Dragons and Lions: My Life in Rugby, by Steve Fenwick with Craig Muncey

I know this may come as a shock
and it still feels as odd now as it did
all those years ago, but bear with me,
don't judge me quite yet!

A lifetime ago, on the advice of a friend whose extended family included the author (but who said he wouldn’t be attending – read into that what you wish), I took my father to Taff’s Well Rugby Club to drink a pint or two in the company of Steve Fenwick and other local gentleman (women were few and far between and mostly stationed behind the bar) at one of what I must assume were many soft launches of his autobiography. I’ve counted at least five such events from local press. At each I also assume similar gatherings of men, predisposed to enjoying a few beery rugby anecdotes, lapped up some worked-over tales of banter and braggadocio, fistfights and tomfoolery, and basked in the now faded but still reflected glory of a former Wales international and British Lion.

I know we did. Perhaps four pints of Guinness helped, but it was a warm and engaging, if often profane, evening.

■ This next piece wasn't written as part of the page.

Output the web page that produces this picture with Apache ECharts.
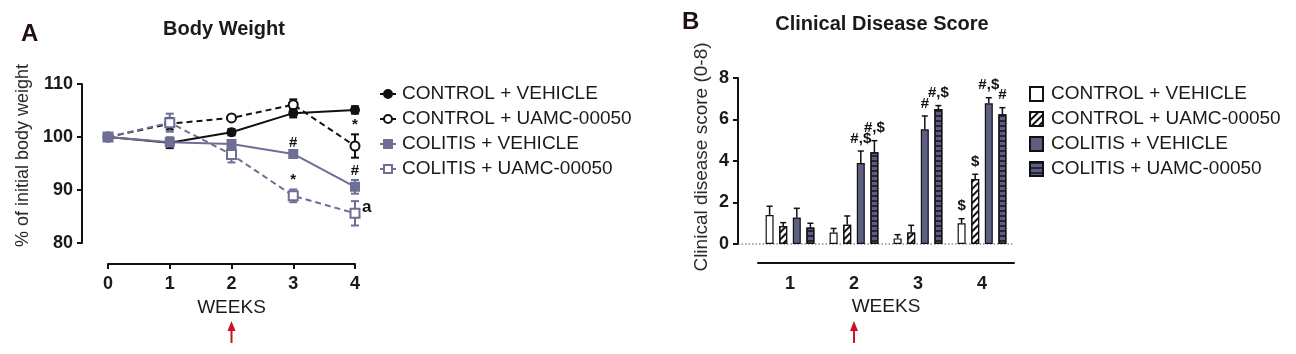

The book itself was much of the same – oft-told stories wrapped around some personal reminiscence of life growing up in Nantgarw, working as a teacher, joining Bridgend (my father’s hometown club where he watched Fenwick play in the seventies when the opportunity arose, and where I watched the odd home game with my grandfather in the days of Glenn Webbe), his Wales and Lions career and an injury-curtailed switch of codes. It is wryly amusing, it is an interesting chronicle of a golden age of rugby, but I get the impression Fenwick is a little fond of himself, and enjoys this warm comfort blanket of adulation. I think he may have mentioned his flick pass to Benny for the greatest try in test history a few times.  I imagine he never has to pay for a drink in most pubs along the Taff. I don’t blame him – if I’d had half the fame and renown he has I can’t help but think I’d be a tosser too.

One for the fans, and maybe the curious, I can’t really say a bad word about it, especially when considering all the gash football biographies I’ve read over the years.